Recently, multilevel inverters (MLIs) are gaining notable importance due to their noteworthy features of "reduced voltage stress" and "total harmonic distortion (THD)." Though MLIs provide a handy solution for renewable energy integration, yet increased numbers of power switches are a major concern for circuit reliability. The reliability can be enhanced with circuit implementation such as reduced device counts (RD) that have fault-tolerant (FT) feature. This article therefore intends to propose two numbers of "modified MLI topologies" configured around "reduced device counts" implementation (RD-MLIs) with the added feature of FT. The proposed topologies in the article are modification over single-phase T-Type RD-MLI. The "modified T-Type topologies" are FT against open circuit fault (OCF) and capable of achieving inherent self-voltage-balance in DC-Link capacitors. The proposed topologies in this article are analyzed for their healthy, faulty, and post fault operation in MATLAB/Simulink environment and a hardware prototype is developed to validate the efficacy of concept and control strategy experimentally.
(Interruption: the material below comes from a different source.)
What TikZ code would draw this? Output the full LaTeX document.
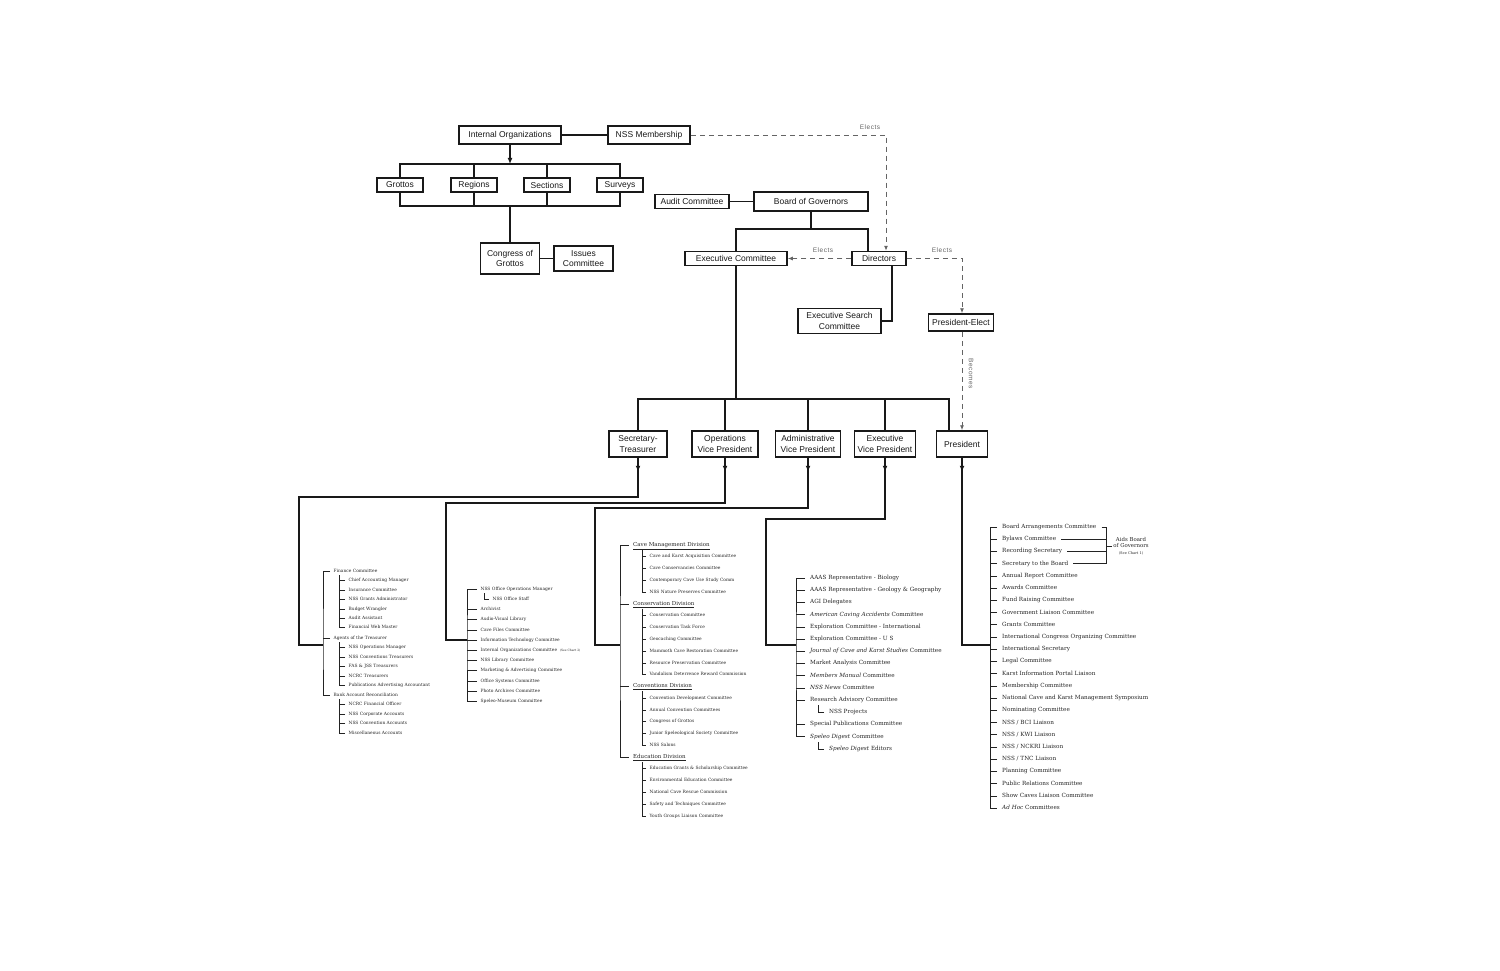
\documentclass[tikz,border=0pt]{standalone}
\usepackage{fontspec}
\usetikzlibrary{arrows.meta,positioning,decorations.markings}
\newfontfamily\boxfont{Liberation Sans}
\newfontfamily\listfont{DejaVu Serif}
\definecolor{nssInk}{RGB}{25,25,25}
\definecolor{nssDash}{RGB}{100,100,100}
\definecolor{nssText}{RGB}{35,35,35}

\begin{document}
\begin{tikzpicture}[x=1pt, y=-1pt,
    unit/.style={rectangle, draw=nssInk, line width=1.5pt, fill=white,
                 font=\boxfont\fontsize{8.5}{10.5}\selectfont, text=nssInk,
                 align=center, inner sep=0pt},
    conn/.style={nssInk, line width=1.3pt},
    downarr/.style={postaction={decorate}, decoration={markings,
        mark=at position 14pt with {\arrow{Latex[length=6pt,width=5pt]}}}},
    elect/.style={nssDash, line width=0.9pt, dash pattern=on 5pt off 4pt,
                  -{Latex[length=5pt,width=4pt]}},
    elabel/.style={font=\boxfont\fontsize{6.5}{8}\selectfont\addfontfeatures{LetterSpace=8},
                   text=nssDash, inner sep=1pt},
    twig/.style={nssText, line width=0.6pt},
    entry/.style={anchor=west, inner xsep=5pt, inner ysep=0pt, text=nssText,
                  font=\listfont\fontsize{5.7}{6.5}\selectfont,
                  text height=4.3pt, text depth=1.2pt},
    subentry/.style={entry, inner xsep=3.5pt,
                     font=\listfont\fontsize{4.4}{5}\selectfont,
                     text height=3.3pt, text depth=0.9pt},
    division/.style={entry, inner xsep=4pt, font=\listfont\fontsize{5.5}{6.5}\selectfont},
    aside/.style={align=center, inner sep=1pt, text=nssText,
                  font=\listfont\fontsize{5.4}{6.6}\selectfont}
  ]
  \useasboundingbox (0,0) rectangle (1500,971);

  % internal organizations
  \node[unit, minimum width=102, minimum height=18] (intorg) at (510,135) {Internal Organizations};
  \node[unit, minimum width=82, minimum height=18] (nssmem) at (649,135) {NSS Membership};
  \draw[conn] (intorg) -- (nssmem);

  \node[unit, minimum width=46, minimum height=14] (grottos) at (400,185) {Grottos};
  \node[unit, minimum width=46, minimum height=14] (regions) at (474,185) {Regions};
  \node[unit, minimum width=46, minimum height=14] (sections) at (547,185) {Sections};
  \node[unit, minimum width=46, minimum height=14] (surveys) at (620,185) {Surveys};
  \coordinate (topbar) at (510,164);
  \coordinate (lowbar) at (510,206);
  \draw[conn, -{Latex[length=6pt,width=5pt]}] (intorg) -- (topbar);
  \draw[conn] (grottos.north) |- (topbar) -| (surveys.north);
  \draw[conn] (regions.north) -- (regions.north |- topbar);
  \draw[conn] (sections.north) -- (sections.north |- topbar);
  \draw[conn] (grottos.south) |- (lowbar) -| (surveys.south);
  \draw[conn] (regions.south) -- (regions.south |- lowbar);
  \draw[conn] (sections.south) -- (sections.south |- lowbar);

  \node[unit, minimum width=59, minimum height=31] (congress) at (510,258.5) {Congress of\\Grottos};
  \node[unit, minimum width=59, minimum height=25] (issues) at (583.5,258.5) {Issues\\Committee};
  \draw[conn] (lowbar) -- (congress.north);
  \draw[conn] (congress) -- (issues);

  % governance
  \node[unit, minimum width=74, minimum height=14] (audit) at (692,201.5) {Audit Committee};
  \node[unit, minimum width=114, minimum height=19] (bog) at (811,201.5) {Board of Governors};
  \draw[conn] (audit) -- (bog);
  \node[unit, minimum width=102, minimum height=14] (excom) at (736,258.5) {Executive Committee};
  \node[unit, minimum width=54, minimum height=14] (directors) at (879,258.5) {Directors};
  \coordinate (bogbar) at (811,229);
  \draw[conn] (bog) -- (bogbar);
  \draw[conn] (excom.north) |- (bogbar) -| ([xshift=-11pt]directors.north);

  \node[unit, minimum width=83, minimum height=25] (search) at (839.5,321) {Executive Search\\Committee};
  \draw[conn] ([xshift=13pt]directors.south) |- (search.east);
  \node[unit, minimum width=65, minimum height=17] (preselect) at (961,322.5) {President-Elect};

  % officers
  \coordinate (offbar) at (736,399);
  \draw[conn] (excom) -- (offbar);
  \node[unit, minimum width=58, minimum height=26] (sectreas) at (638,444) {Secretary-\\Treasurer};
  \node[unit, minimum width=66, minimum height=26] (opsvp) at (725,444) {Operations\\Vice President};
  \node[unit, minimum width=65, minimum height=26] (admvp) at (808,444) {Administrative\\Vice President};
  \node[unit, minimum width=61, minimum height=26] (exevp) at (885,444) {Executive\\Vice President};
  \node[unit, minimum width=51, minimum height=26] (pres) at (962,444) {President};
  \draw[conn] (sectreas.north) |- (offbar) -| ([xshift=-13pt]pres.north);
  \draw[conn] (opsvp.north) -- (opsvp.north |- offbar);
  \draw[conn] (admvp.north) -- (admvp.north |- offbar);
  \draw[conn] (exevp.north) -- (exevp.north |- offbar);

  % elections
  \draw[elect] (nssmem.east) -| ([xshift=7pt]directors.north);
  \node[elabel] (el1) at (870,127) {Elects};
  \draw[elect] (directors.west) -- (excom.east);
  \node[elabel] (el2) at (823,250) {Elects};
  \draw[elect] (directors.east) -| (pres.north |- preselect.north);
  \node[elabel] (el3) at (942,250) {Elects};
  \draw[elect] (pres.north |- preselect.south) -- (pres.north);
  \node[elabel, rotate=-90] (becomes) at (971,374) {Becomes};

  % feeds to the lists
  \coordinate (stT) at (323,645);
  \coordinate (ovT) at (467,640);
  \coordinate (avT) at (620,645);
  \coordinate (evT) at (796,645);
  \coordinate (prT) at (990,645);
  \draw[conn, downarr] (sectreas.south) |- (299,497) |- (stT);
  \draw[conn, downarr] (opsvp.south) |- (446,503) |- (ovT);
  \draw[conn, downarr] (admvp.south) |- (595,508) |- (avT);
  \draw[conn, downarr] (exevp.south) |- (766,519) |- (evT);
  \draw[conn, downarr] (pres.south) |- (prT);

  % secretary-treasurer list
  \node[subentry] (fin) at (330,571) {Finance Committee};
  \node[subentry] (agents) at (330,638) {Agents of the Treasurer};
  \node[subentry] (bank) at (330,695) {Bank Account Reconciliation};
  \draw[twig] (fin.west) -| (stT) |- (bank.west);
  \draw[twig] (agents.west) -- (agents.west -| stT);
  \foreach \t [count=\i] in {Chief Accounting Manager, Insurance Committee, NSS Grants Administrator,
      Budget Wrangler, Audit Assistant, Financial Web Master}
    \node[subentry] (fin\i) at (345,571+9.45*\i) {\t};
  \draw[twig] (fin1.west) ++(-6,-5) |- (fin6.west);
  \foreach \i in {1,...,5} \draw[twig] (fin\i.west) -- ++(-6,0);
  \foreach \t [count=\i] in {NSS Operations Manager, NSS Conventions Treasurers, FAS \& JSS Treasurers,
      NCRC Treasurers, Publications Advertising Accountant}
    \node[subentry] (agents\i) at (345,638+9.45*\i) {\t};
  \draw[twig] (agents1.west) ++(-6,-5) |- (agents5.west);
  \foreach \i in {1,...,4} \draw[twig] (agents\i.west) -- ++(-6,0);
  \foreach \t [count=\i] in {NCRC Financial Officer, NSS Corporate Accounts, NSS Convention Accounts,
      Miscellaneous Accounts}
    \node[subentry] (bank\i) at (345,695+9.45*\i) {\t};
  \draw[twig] (bank1.west) ++(-6,-5) |- (bank4.west);
  \foreach \i in {1,...,3} \draw[twig] (bank\i.west) -- ++(-6,0);

  % operations vp list
  \node[subentry] (ops1) at (477,589) {NSS Office Operations Manager};
  \node[subentry] (ops1a) at (489,599.2) {NSS Office Staff};
  \draw[twig] (ops1a.west) -- ++(-5,0) -- ++(0,-6);
  \foreach \t [count=\i from 2] in {Archivist, Audio-Visual Library, Cave Files Committee,
      Information Technology Committee,
      Internal Organizations Committee~~{\fontsize{3}{3}\selectfont (See Chart 2)},
      NSS Library Committee, Marketing \& Advertising Committee, Office Systems Committee,
      Photo Archives Committee, Speleo-Museum Committee}
    \node[subentry] (ops\i) at (477,589+10.2*\i) {\t};
  \draw[twig] (ops1.west) -| (ovT) |- (ops11.west);
  \foreach \i in {2,...,10} \draw[twig] (ops\i.west) -- (ops\i.west -| ovT);

  % administrative vp list
  \node[division] (cave) at (629,545) {\underline{Cave Management Division}};
  \node[division] (cons) at (629,603.9) {\underline{Conservation Division}};
  \node[division] (conv) at (629,686.4) {\underline{Conventions Division}};
  \node[division] (educ) at (629,757) {\underline{Education Division}};
  \draw[twig] (cave.west) -| (avT) |- (educ.west);
  \draw[twig] (cons.west) -- (cons.west -| avT);
  \draw[twig] (conv.west) -- (conv.west -| avT);
  \foreach \t [count=\i] in {Cave and Karst Acquisition Committee, Cave Conservancies Committee,
      Contemporary Cave Use Study Comm, NSS Nature Preserves Committee}
    \node[subentry] (cave\i) at (646,545+11.78*\i) {\t};
  \draw[twig] (cave1.west) ++(-4,-7) |- (cave4.west);
  \foreach \i in {1,...,3} \draw[twig] (cave\i.west) -- ++(-4,0);
  \foreach \t [count=\i] in {Conservation Committee, Conservation Task Force, Geocaching Committee,
      Mammoth Cave Restoration Committee, Resource Preservation Committee,
      Vandalism Deterrence Reward Commission}
    \node[subentry] (cons\i) at (646,603.9+11.78*\i) {\t};
  \draw[twig] (cons1.west) ++(-4,-7) |- (cons6.west);
  \foreach \i in {1,...,5} \draw[twig] (cons\i.west) -- ++(-4,0);
  \foreach \t [count=\i] in {Convention Development Committee, Annual Convention Committees,
      Congress of Grottos, Junior Speleological Society Committee, NSS Salons}
    \node[subentry] (conv\i) at (646,686.4+11.78*\i) {\t};
  \draw[twig] (conv1.west) ++(-4,-7) |- (conv5.west);
  \foreach \i in {1,...,4} \draw[twig] (conv\i.west) -- ++(-4,0);
  \foreach \t [count=\i] in {Education Grants \& Scholarship Committee, Environmental Education Committee,
      National Cave Rescue Commission, Safety and Techniques Committee, Youth Groups Liaison Committee}
    \node[subentry] (educ\i) at (646,757+11.78*\i) {\t};
  \draw[twig] (educ1.west) ++(-4,-7) |- (educ5.west);
  \foreach \i in {1,...,4} \draw[twig] (educ\i.west) -- ++(-4,0);

  % executive vp list
  \foreach \k/\t in {0/AAAS Representative - Biology, 1/AAAS Representative - Geology \& Geography,
      2/AGI Delegates, 3/\textit{American Caving Accidents} Committee,
      4/Exploration Committee - International, 5/Exploration Committee - U S,
      6/\textit{Journal of Cave and Karst Studies} Committee, 7/Market Analysis Committee,
      8/\textit{Members Manual} Committee, 9/\textit{NSS News} Committee,
      10/Research Advisory Committee, 12/Special Publications Committee,
      13/\textit{Speleo Digest} Committee}
    \node[entry] (ev\k) at (805,578+12.2*\k) {\t};
  \draw[twig] (ev0.west) -| (evT) |- (ev13.west);
  \foreach \k in {1,...,10,12} \draw[twig] (ev\k.west) -- (ev\k.west -| evT);
  \node[entry] (ev11) at (824,578+12.2*11) {NSS Projects};
  \draw[twig] (ev11.west) -- ++(-6,0) -- ++(0,-7);
  \node[entry] (ev14) at (824,578+12.2*14) {\textit{Speleo Digest} Editors};
  \draw[twig] (ev14.west) -- ++(-6,0) -- ++(0,-7);

  % president list
  \foreach \t [count=\i from 0] in {Board Arrangements Committee, Bylaws Committee, Recording Secretary,
      Secretary to the Board, Annual Report Committee, Awards Committee, Fund Raising Committee,
      Government Liaison Committee, Grants Committee, International Congress Organizing Committee,
      International Secretary, Legal Committee, Karst Information Portal Liaison, Membership Committee,
      National Cave and Karst Management Symposium, Nominating Committee, {NSS / BCI Liaison},
      {NSS / KWI Liaison}, {NSS / NCKRI Liaison}, {NSS / TNC Liaison}, Planning Committee,
      Public Relations Committee, Show Caves Liaison Committee, {\textit{Ad Hoc} Committees}}
    \node[entry] (pr\i) at (997,527+12.22*\i) {\t};
  \draw[twig] (pr0.west) -| (prT) |- (pr23.west);
  \foreach \i in {1,...,22} \draw[twig] (pr\i.west) -- (pr\i.west -| prT);

  \coordinate (aidsbar) at (1106,546);
  \node[aside] (aids) at (1131,546) {Aids Board\\of Governors\\{\fontsize{3.6}{4.4}\selectfont (See Chart 1)}};
  \foreach \i in {0,...,3} \draw[twig] (pr\i.east) -- (pr\i.east -| aidsbar);
  \draw[twig] (pr0.east -| aidsbar) -- (pr3.east -| aidsbar);
  \draw[twig] (aidsbar) -- (aids.west);
\end{tikzpicture}
\end{document}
The control strategy is developed as the Simulink model, which is interfaced with dSPACE DS-1104 for generating control pulses to drive switches of modified MLI topologies. The experimental results on proposed "modified single-phase fault-tolerant MLI topologies" validate FT feature against OCF. In essence, the modified topologies offer benefits of having fewer number of diodes, power switches, DC sources, capacitors, drivers and total blocking voltage (TBV in per unit) in comparison to similar other equivalent MLI topologies reported in the literature.